Work to be completed: Transcribe only part of the material below: the lines from the one containing "Reproduce this chart with matplotlib." through the one containing "point_y = [265, 124]", inclusive, exactly as written.

— Start Input for this task —

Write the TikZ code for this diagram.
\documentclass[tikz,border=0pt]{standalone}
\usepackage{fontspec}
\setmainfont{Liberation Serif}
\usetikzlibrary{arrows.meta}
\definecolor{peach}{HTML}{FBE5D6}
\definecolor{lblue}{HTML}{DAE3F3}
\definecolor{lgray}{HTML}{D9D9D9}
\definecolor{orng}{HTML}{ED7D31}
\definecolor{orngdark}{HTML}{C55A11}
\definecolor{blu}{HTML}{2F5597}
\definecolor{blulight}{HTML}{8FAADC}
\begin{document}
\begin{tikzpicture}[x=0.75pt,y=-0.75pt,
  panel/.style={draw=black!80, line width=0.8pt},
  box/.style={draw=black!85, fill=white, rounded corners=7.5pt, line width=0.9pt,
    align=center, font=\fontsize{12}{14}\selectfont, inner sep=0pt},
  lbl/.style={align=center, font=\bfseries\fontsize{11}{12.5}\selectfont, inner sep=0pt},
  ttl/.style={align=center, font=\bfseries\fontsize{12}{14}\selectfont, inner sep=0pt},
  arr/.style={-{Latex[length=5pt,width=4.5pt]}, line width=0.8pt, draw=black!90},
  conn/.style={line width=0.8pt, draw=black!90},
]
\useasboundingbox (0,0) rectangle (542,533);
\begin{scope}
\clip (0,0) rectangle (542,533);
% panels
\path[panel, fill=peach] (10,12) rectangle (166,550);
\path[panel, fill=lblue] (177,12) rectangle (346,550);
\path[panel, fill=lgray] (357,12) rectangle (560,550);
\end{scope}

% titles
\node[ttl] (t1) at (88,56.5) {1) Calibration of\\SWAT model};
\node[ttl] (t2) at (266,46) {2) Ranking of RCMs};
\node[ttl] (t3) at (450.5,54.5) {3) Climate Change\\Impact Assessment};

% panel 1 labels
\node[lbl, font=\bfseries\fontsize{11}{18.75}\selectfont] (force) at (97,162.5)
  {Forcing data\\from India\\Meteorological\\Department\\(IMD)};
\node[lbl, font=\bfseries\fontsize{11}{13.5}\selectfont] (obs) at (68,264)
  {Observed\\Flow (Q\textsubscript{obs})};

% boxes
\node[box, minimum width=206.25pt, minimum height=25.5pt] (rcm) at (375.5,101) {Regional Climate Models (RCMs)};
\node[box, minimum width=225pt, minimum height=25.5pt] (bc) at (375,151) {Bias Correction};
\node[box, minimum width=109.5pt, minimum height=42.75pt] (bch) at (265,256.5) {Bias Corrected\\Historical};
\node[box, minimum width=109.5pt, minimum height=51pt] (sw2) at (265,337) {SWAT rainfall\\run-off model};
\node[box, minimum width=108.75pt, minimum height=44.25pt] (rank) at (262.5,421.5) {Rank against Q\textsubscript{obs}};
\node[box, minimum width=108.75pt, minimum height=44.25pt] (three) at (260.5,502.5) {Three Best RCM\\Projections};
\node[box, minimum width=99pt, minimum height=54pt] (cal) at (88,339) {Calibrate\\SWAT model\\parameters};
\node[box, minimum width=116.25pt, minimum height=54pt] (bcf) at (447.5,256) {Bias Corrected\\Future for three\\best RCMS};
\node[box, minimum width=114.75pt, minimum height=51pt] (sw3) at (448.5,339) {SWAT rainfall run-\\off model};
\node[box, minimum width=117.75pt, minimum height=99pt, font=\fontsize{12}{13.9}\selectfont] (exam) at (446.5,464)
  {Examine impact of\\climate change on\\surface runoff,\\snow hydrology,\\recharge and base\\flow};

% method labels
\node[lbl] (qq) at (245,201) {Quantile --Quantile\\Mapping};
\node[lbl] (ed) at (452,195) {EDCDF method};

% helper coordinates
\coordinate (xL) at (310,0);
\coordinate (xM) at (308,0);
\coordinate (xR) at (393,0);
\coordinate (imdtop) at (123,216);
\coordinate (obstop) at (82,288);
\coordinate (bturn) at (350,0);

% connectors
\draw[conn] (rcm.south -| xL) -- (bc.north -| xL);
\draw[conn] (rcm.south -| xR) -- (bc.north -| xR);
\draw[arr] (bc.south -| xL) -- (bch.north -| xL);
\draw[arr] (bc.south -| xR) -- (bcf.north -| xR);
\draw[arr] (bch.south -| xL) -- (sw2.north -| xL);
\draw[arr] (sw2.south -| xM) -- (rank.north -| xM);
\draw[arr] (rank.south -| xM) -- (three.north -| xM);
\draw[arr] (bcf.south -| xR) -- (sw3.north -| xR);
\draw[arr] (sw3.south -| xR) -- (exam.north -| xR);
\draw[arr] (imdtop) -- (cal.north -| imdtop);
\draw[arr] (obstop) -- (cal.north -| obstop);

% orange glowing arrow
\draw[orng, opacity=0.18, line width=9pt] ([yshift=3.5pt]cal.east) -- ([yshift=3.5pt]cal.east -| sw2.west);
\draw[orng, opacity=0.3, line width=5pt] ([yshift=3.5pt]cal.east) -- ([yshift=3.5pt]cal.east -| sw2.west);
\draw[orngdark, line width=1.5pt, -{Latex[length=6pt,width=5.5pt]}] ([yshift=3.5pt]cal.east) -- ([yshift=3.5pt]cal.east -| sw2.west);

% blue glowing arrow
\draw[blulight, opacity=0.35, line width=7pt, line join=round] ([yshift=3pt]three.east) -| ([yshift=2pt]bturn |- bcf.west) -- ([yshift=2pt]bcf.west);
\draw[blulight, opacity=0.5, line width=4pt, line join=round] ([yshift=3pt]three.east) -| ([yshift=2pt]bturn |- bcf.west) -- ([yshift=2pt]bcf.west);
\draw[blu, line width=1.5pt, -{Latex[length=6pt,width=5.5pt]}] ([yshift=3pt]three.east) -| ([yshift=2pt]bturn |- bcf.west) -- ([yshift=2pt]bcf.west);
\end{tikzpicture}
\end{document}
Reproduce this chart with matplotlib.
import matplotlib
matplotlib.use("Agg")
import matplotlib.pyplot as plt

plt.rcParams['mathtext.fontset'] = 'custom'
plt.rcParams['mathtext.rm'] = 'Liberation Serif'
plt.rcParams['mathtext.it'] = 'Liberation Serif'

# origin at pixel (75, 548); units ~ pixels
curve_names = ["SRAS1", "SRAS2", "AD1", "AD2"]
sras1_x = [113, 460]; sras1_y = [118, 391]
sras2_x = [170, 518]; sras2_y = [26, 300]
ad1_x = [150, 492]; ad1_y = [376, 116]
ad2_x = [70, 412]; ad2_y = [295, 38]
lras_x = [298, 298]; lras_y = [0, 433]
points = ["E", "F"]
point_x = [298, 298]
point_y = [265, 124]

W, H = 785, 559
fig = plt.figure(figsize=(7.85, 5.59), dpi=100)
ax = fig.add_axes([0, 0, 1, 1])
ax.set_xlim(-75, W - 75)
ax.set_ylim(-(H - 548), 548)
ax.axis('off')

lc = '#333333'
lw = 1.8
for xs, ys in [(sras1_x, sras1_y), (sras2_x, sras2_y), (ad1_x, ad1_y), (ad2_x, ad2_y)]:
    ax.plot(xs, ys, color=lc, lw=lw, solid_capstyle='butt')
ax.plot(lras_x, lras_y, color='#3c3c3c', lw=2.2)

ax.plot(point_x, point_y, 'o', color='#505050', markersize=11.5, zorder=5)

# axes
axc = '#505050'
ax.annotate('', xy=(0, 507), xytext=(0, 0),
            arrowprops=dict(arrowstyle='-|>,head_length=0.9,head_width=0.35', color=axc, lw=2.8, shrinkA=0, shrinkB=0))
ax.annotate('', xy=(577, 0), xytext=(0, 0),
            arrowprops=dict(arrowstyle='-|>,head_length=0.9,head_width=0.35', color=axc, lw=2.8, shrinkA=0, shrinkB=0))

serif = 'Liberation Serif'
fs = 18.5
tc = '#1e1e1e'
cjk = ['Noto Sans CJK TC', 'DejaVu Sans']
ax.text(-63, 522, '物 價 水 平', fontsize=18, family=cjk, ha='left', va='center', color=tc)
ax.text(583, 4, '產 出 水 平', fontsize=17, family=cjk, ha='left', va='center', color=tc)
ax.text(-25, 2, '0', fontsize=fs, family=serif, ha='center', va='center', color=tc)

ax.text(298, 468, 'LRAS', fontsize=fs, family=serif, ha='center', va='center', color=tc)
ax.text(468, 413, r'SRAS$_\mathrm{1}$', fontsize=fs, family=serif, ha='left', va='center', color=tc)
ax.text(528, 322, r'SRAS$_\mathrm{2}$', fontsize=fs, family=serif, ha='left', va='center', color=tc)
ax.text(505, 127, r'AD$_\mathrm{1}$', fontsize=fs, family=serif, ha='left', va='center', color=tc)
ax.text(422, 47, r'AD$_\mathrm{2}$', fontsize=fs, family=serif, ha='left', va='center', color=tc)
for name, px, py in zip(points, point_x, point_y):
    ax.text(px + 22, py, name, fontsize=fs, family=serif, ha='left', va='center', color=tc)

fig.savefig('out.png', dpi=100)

— End Input for this task —

Task solution:
Reproduce this chart with matplotlib.
import matplotlib
matplotlib.use("Agg")
import matplotlib.pyplot as plt

plt.rcParams['mathtext.fontset'] = 'custom'
plt.rcParams['mathtext.rm'] = 'Liberation Serif'
plt.rcParams['mathtext.it'] = 'Liberation Serif'

# origin at pixel (75, 548); units ~ pixels
curve_names = ["SRAS1", "SRAS2", "AD1", "AD2"]
sras1_x = [113, 460]; sras1_y = [118, 391]
sras2_x = [170, 518]; sras2_y = [26, 300]
ad1_x = [150, 492]; ad1_y = [376, 116]
ad2_x = [70, 412]; ad2_y = [295, 38]
lras_x = [298, 298]; lras_y = [0, 433]
points = ["E", "F"]
point_x = [298, 298]
point_y = [265, 124]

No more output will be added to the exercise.